Dice
Moisés Naím en su libro “El fin del
poder”: “Una de las funciones primordiales de la política es identificar,
articular y transformar en acciones de gobierno los intereses de la gente… los
partidos políticos sirven (o deberían servir) de intermediarios entre la gente
y el gobierno. Su función es conectar los deseos y las necesidades de los
votantes con las actividades y decisiones del gobierno.
A los partidos les cuesta cada vez
más desempeñar con eficacia ese papel crucial. ¿Por qué? Porque los canales que
conectan a la gente con el gobierno son ahora mucho más cortos más directos que
antes y aparecen cada vez más actores capaces de intervenir en ese proceso y
competir con los partidos en el desempeño de ese papel. Más que nunca, la gente
puede expresar sus deseos y defender sus intereses sin necesidad de que los
partidos políticos actúen como intermediarios…

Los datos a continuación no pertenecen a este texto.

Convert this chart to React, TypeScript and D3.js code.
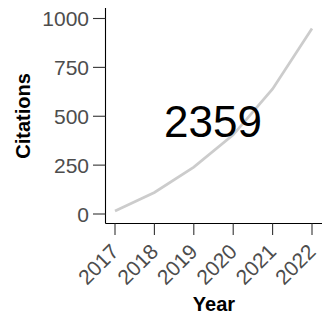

En un panorama en que los resultados
de las elecciones y por tanto los parlamentos, están fragmentados, los partidos
políticos dominantes han perdido gran parte de su poder y su capacidad para
servir a los votantes...
Los partidos políticos grandes y
establecidos siguen siendo el principal vehículo para obtener el control de los
gobierno en una democracia. Pero cada vez están más socavados por nuevas formas
de organización y participación política”.
Aunque
Naím no habla expresamente de la realidad española, es indudable, que los
acontecimientos recientes en materia de elecciones, coinciden con la
descripción que el hace. En mi opinión la actuación de los partidos en tiempo
reciente, pone de manifiesto, que su acción principal no ha consistido conectar
los deseos de la gente con el gobierno, para que legislen en función de ello e
instrumenten acciones para satisfacerlas.
Con
mucha mayor frecuencia asistimos a un escenario de trifulca política con los
adversarios, como si la satisfacción de los deseos de los ciudadanos fuera
patrimonio de una determinada ideología, aderezada con una glosa escatológica de
los males que aportan siempre los “otros”. Ni un ápice de autocrítica, pareciera como si
explicar la verdad, fuese tribuna adecuada para centrifugar “suciedad” ajena y
adoptar una posición centrípreta para la propia.
Criticar
de modo contundente las acciones de gobierno o alegar demora para aplicar
soluciones, en aras a la herencia recibida de otros precedentes; es una débil
cortina de humo, que no ha conseguido confundir a los ciudadanos; antes más,
los ha puesto alerta de lo que se conoce de modo peyorativo como “más de lo
mismo” o el “y tu más”. Quienes no asumen sus responsabilidades, tanto en el
gobierno como en la oposición, difuminando la verdad o tergiversando la
evidencia, aunque “salven” la situación a corto plazo, acabaran perdiendo el
liderazgo en el medio plazo.
No
hay nada que socave más la autoridad, que la acción política centrada en “escurrir el bulto”, quien no explica y asume
sus errores, no tiene autoridad moral para demandar sacrificios a los demás. Ocultar,
es siempre la peor alternativa posible.
Extrañar o negar, cuando se sabe que hay “causa”, desprestigia a quien lo
propicia e instala la duda sobre los ciudadanos.
No
es de extrañar, por tanto, que al socaire de este impropio modo de actuar;
emerjan movimientos ciudadanos, organizados más al estilo de la democracia
ateniense en el ágora. Que con mensajes claros y exentos de retórica, calen en
muchos votantes y sorprendan a todos con resultados en las urnas, no esperados.
Triste reacción, también, de quienes se
preocupan más por el desprestigio “ad personam” de los elegidos, que por
debatir y propiciar alternativas imaginativas de participación.
Criticar
con acidez descalificando globalmente a las personas, pretendiendo con ello colocarlas en posiciones
marginales, está teniendo el efecto contrario; no solo no los minimiza, sino
que los esta potenciado con más gente dispuesta a votarlos, como rechazo al
modo torticero empleado para neutralizarlos.